Average Predictor-Feedback Control Design for Switched Linear Systems
Andreas Katsanikakis, Nikolaos Bekiaris-Liberis, Delphine Bresch-Pietri
TL;DR
This work addresses stabilizing switched linear systems with input delay when future switching is unknown. It introduces an average predictor-based feedback law using mean system matrices $\bar{A}$ and $\bar{B}$ and a fixed gain $\bar{K}$, analyzed via a backstepping-based Lyapunov functional to bound the predictor mismatch. The main result shows global uniform exponential stability for parameter deviations $\epsilon<\epsilon^*$, where $\epsilon^*$ decreases with larger delay $D$ and shorter dwell times. Numerical simulations corroborate the approach, confirming stabilization and highlighting the superiority of the average predictor over single-mode predictors, while also noting conservatism in the bound for larger mismatches. Overall, the method provides robust stabilization for uncertain switching with delays and offers practical guidelines for selecting the averaging parameters.
Abstract
We develop an input delay-compensating feedback law for linear switched systems with time-dependent switching. Because the future values of the switching signal, which are needed for constructing an exact predictor-feedback law, may be unavailable at current time, the key design challenge is how to construct a proper predictor state. We resolve this challenge constructing an average predictor-based feedback law, which may be viewed as an exact predictor-feedback law for a particular average system without switching.
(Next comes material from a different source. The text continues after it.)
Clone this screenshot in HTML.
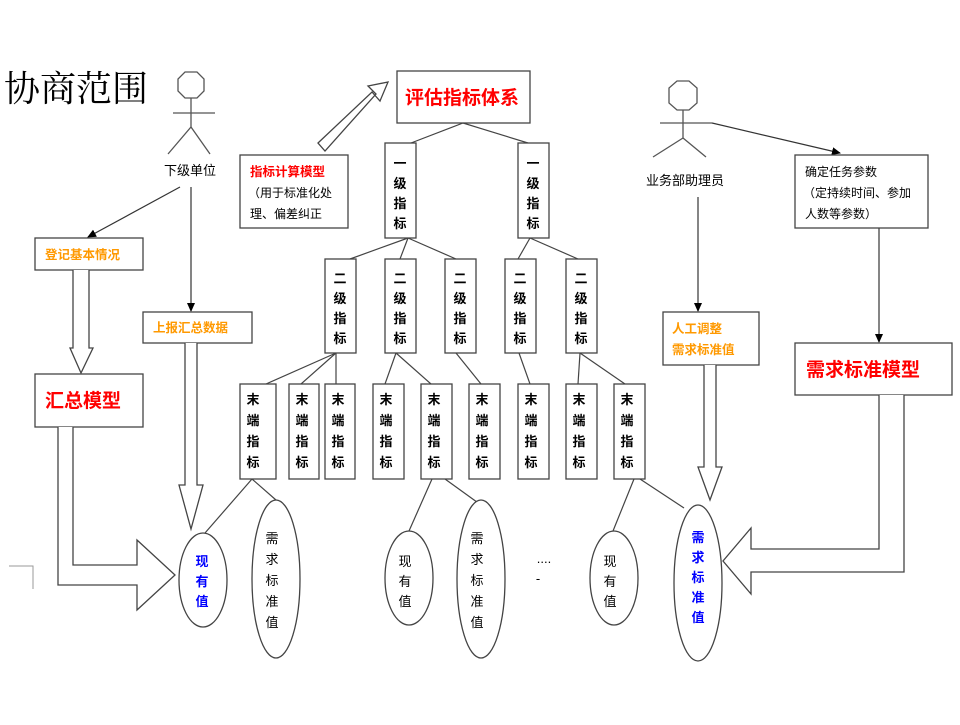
<!DOCTYPE html>
<html><head><meta charset="utf-8"><style>
body{margin:0;background:#fff;}
svg text{font-family:"Liberation Sans","Noto Sans CJK SC",sans-serif;}
</style></head><body>
<svg width="960" height="720" viewBox="0 0 960 720" xmlns="http://www.w3.org/2000/svg">
<defs><marker id="a" markerWidth="10" markerHeight="10" refX="8" refY="4" orient="auto" markerUnits="userSpaceOnUse"><path d="M0,0 L9,4 L0,8 z" fill="#000"/></marker></defs>
<rect width="960" height="720" fill="#fff"/>
<text x="4" y="101" font-size="36" font-family="'Noto Serif CJK SC',serif" style="font-family:'Noto Serif CJK SC',serif">协商范围</text>
<g stroke="#555" stroke-width="1.3" fill="none">
<!-- figure 1 -->
<polygon points="185,72 197,72 204,79 204,91 197,98 185,98 178,91 178,79"/>
<line x1="191" y1="98" x2="191" y2="127"/><line x1="173" y1="113" x2="215" y2="113"/>
<line x1="191" y1="127" x2="168" y2="154"/><line x1="191" y1="127" x2="210" y2="154"/>
<!-- figure 2 -->
<polygon points="677,81 689,81 697,88 697,103 689,110 677,110 669,103 669,88"/>
<line x1="683" y1="110" x2="683" y2="138"/><line x1="660" y1="123" x2="712" y2="123"/>
<line x1="683" y1="138" x2="653" y2="157"/><line x1="683" y1="138" x2="706" y2="157"/>
</g>
<text x="190" y="175" font-size="13" text-anchor="middle">下级单位</text>
<text x="685" y="185" font-size="13" text-anchor="middle">业务部助理员</text>
<g stroke="#333" stroke-width="1.2" fill="none">
<line x1="180" y1="187" x2="88" y2="237" marker-end="url(#a)"/>
<line x1="191" y1="187" x2="191" y2="311" marker-end="url(#a)"/>
<line x1="712" y1="123" x2="840" y2="153" marker-end="url(#a)"/>
<line x1="698" y1="197" x2="698" y2="311" marker-end="url(#a)"/>
<line x1="879" y1="228" x2="879" y2="342" marker-end="url(#a)"/>
</g>
<g stroke="#444" stroke-width="1.3" fill="#fff">
<rect x="35" y="238" width="108" height="32"/>
<rect x="143" y="312" width="109" height="31"/>
<rect x="35" y="374" width="108" height="53"/>
<rect x="397" y="71" width="133" height="52"/>
<rect x="240" y="155" width="108" height="73"/>
<rect x="795" y="155" width="133" height="73"/>
<rect x="795" y="343" width="157" height="52"/>
<rect x="663" y="312" width="96" height="53"/>
<!-- hollow arrows -->
<path d="M73,270 L73,348 L70,348 L81,373 L93,348 L89,348 L89,270" fill="#fff"/>
<path d="M185,343 L185,485 L179,485 L191,529 L203,485 L197,485 L197,343" fill="#fff"/>
<path d="M704,365 L704,467 L698,467 L710,500 L722,467 L716,467 L716,365" fill="#fff"/>
<path d="M58,427 L58,585 L137,585 L137,610 L175,575 L137,540 L137,565 L73,565 L73,427" fill="#fff"/>
<path d="M904,395 L904,572 L751,572 L751,594 L723,561 L751,528 L751,549 L879,549 L879,395" fill="#fff"/>
<path d="M318,143 L372,92 L380,101 L388,82 L368,86 L376,94 L325,151 Z" fill="#fff"/>
</g>
<polyline points="9,566 33,566 33,589" fill="none" stroke="#999" stroke-width="1"/>
<text x="45" y="259" font-size="12.5" font-weight="bold" fill="#f90">登记基本情况</text>
<text x="153" y="332" font-size="12.5" font-weight="bold" fill="#f90">上报汇总数据</text>
<text x="45" y="407" font-size="19" font-weight="bold" fill="#f00">汇总模型</text>
<text x="405" y="104" font-size="19" font-weight="bold" fill="#f00">评估指标体系</text>
<text x="250" y="176" font-size="12.5" font-weight="bold" fill="#f00">指标计算模型</text>
<text x="248" y="197" font-size="12">（用于标准化处</text>
<text x="250" y="218" font-size="12">理、偏差纠正</text>
<text x="805" y="176" font-size="12">确定任务参数</text>
<text x="803" y="197" font-size="12">（定持续时间、参加</text>
<text x="805" y="218" font-size="12">人数等参数）</text>
<text x="806" y="376" font-size="19" font-weight="bold" fill="#f00">需求标准模型</text>
<text x="672" y="333" font-size="12.5" font-weight="bold" fill="#f90">人工调整</text>
<text x="672" y="354" font-size="12.5" font-weight="bold" fill="#f90">需求标准值</text>
<!-- tree lines -->
<g stroke="#444" stroke-width="1.2">
<line x1="463" y1="123" x2="411" y2="143"/><line x1="463" y1="123" x2="528" y2="143"/>
<line x1="408" y1="238" x2="350" y2="259"/><line x1="408" y1="238" x2="400" y2="259"/><line x1="408" y1="238" x2="456" y2="259"/>
<line x1="530" y1="238" x2="518" y2="259"/><line x1="530" y1="238" x2="578" y2="259"/>
<line x1="336" y1="353" x2="266" y2="384"/><line x1="336" y1="353" x2="301" y2="384"/><line x1="336" y1="353" x2="336" y2="384"/>
<line x1="396" y1="353" x2="385" y2="384"/><line x1="396" y1="353" x2="431" y2="384"/>
<line x1="456" y1="353" x2="481" y2="384"/>
<line x1="519" y1="353" x2="530" y2="384"/>
<line x1="580" y1="353" x2="578" y2="384"/><line x1="580" y1="353" x2="625" y2="384"/>
<line x1="252" y1="479" x2="205" y2="533"/><line x1="252" y1="479" x2="276" y2="500"/>
<line x1="432" y1="479" x2="409" y2="531"/><line x1="445" y1="479" x2="481" y2="505"/>
<line x1="634" y1="479" x2="613" y2="531"/><line x1="640" y1="479" x2="684" y2="508"/>
</g>
<g stroke="#444" stroke-width="1.3" fill="#fff">
<rect x="385" y="143" width="31" height="95"/><rect x="518" y="143" width="31" height="95"/>
<rect x="325" y="259" width="31" height="94"/><rect x="385" y="259" width="31" height="94"/><rect x="445" y="259" width="31" height="94"/><rect x="505" y="259" width="31" height="94"/><rect x="566" y="259" width="31" height="94"/>
<rect x="240" y="384" width="36" height="95"/><rect x="289" y="384" width="30" height="95"/><rect x="325" y="384" width="30" height="95"/><rect x="373" y="384" width="31" height="95"/><rect x="421" y="384" width="31" height="95"/><rect x="469" y="384" width="31" height="95"/><rect x="518" y="384" width="31" height="95"/><rect x="566" y="384" width="31" height="95"/><rect x="614" y="384" width="31" height="95"/>
<ellipse cx="203" cy="580" rx="24" ry="47"/><ellipse cx="276" cy="579" rx="24" ry="79"/>
<ellipse cx="409" cy="578" rx="24" ry="47"/><ellipse cx="481" cy="579" rx="24" ry="79"/>
<ellipse cx="614" cy="578" rx="24" ry="47"/><ellipse cx="698" cy="583" rx="24" ry="78"/>
</g>
<g font-size="13" font-weight="bold" text-anchor="middle">
<text x="400" y="168">一</text><text x="400" y="188">级</text><text x="400" y="208">指</text><text x="400" y="228">标</text>
<text x="533" y="168">一</text><text x="533" y="188">级</text><text x="533" y="208">指</text><text x="533" y="228">标</text>
<g id="e">
<text x="340" y="283">二</text><text x="340" y="303">级</text><text x="340" y="323">指</text><text x="340" y="343">标</text>
</g>
<use href="#e" x="60"/><use href="#e" x="120"/><use href="#e" x="180"/><use href="#e" x="241"/>
<g id="m">
<text x="253" y="404">末</text><text x="253" y="425">端</text><text x="253" y="446">指</text><text x="253" y="467">标</text>
</g>
<use href="#m" x="49"/><use href="#m" x="85"/><use href="#m" x="133"/><use href="#m" x="181"/><use href="#m" x="229"/><use href="#m" x="278"/><use href="#m" x="326"/><use href="#m" x="374"/>
</g>
<g font-size="13" text-anchor="middle">
<g font-weight="bold" fill="#00f"><text x="202" y="566">现</text><text x="202" y="586">有</text><text x="202" y="606">值</text></g>
<text x="272" y="543">需</text><text x="272" y="564">求</text><text x="272" y="585">标</text><text x="272" y="606">准</text><text x="272" y="627">值</text>
<text x="405" y="566">现</text><text x="405" y="586">有</text><text x="405" y="606">值</text>
<text x="477" y="543">需</text><text x="477" y="564">求</text><text x="477" y="585">标</text><text x="477" y="606">准</text><text x="477" y="627">值</text>
<text x="610" y="566">现</text><text x="610" y="586">有</text><text x="610" y="606">值</text>
<g font-weight="bold" fill="#00f"><text x="698" y="542">需</text><text x="698" y="562">求</text><text x="698" y="582">标</text><text x="698" y="602">准</text><text x="698" y="622">值</text></g>
<text x="544" y="563">....</text><text x="538" y="583">-</text>
</g>
</svg>
</body></html>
We establish that, under the predictor-based control law introduced, the closed-loop system is exponentially stable, provided that the plant's parameters are sufficiently close to the corresponding parameters of the average system. In particular, the allowable difference is inversely proportional to the size of delay and proportional to the dwell time of the switching signal. Since no restriction is imposed on the size of delay or dwell time themselves, such a limitation on the parameters of each mode is inherent to the problem considered (in which no a priori information on the switching signal is available), and thus, it cannot be removed. The stability proof relies on two main ingredients-a Lyapunov functional constructed via backstepping and derivation of solutions' estimates for the difference between the average and the exact predictor states. We present consistent, numerical simulation results, which illustrate the necessity of employing the average predictor-based law for achieving stabilization and desired performance of the closed-loop system.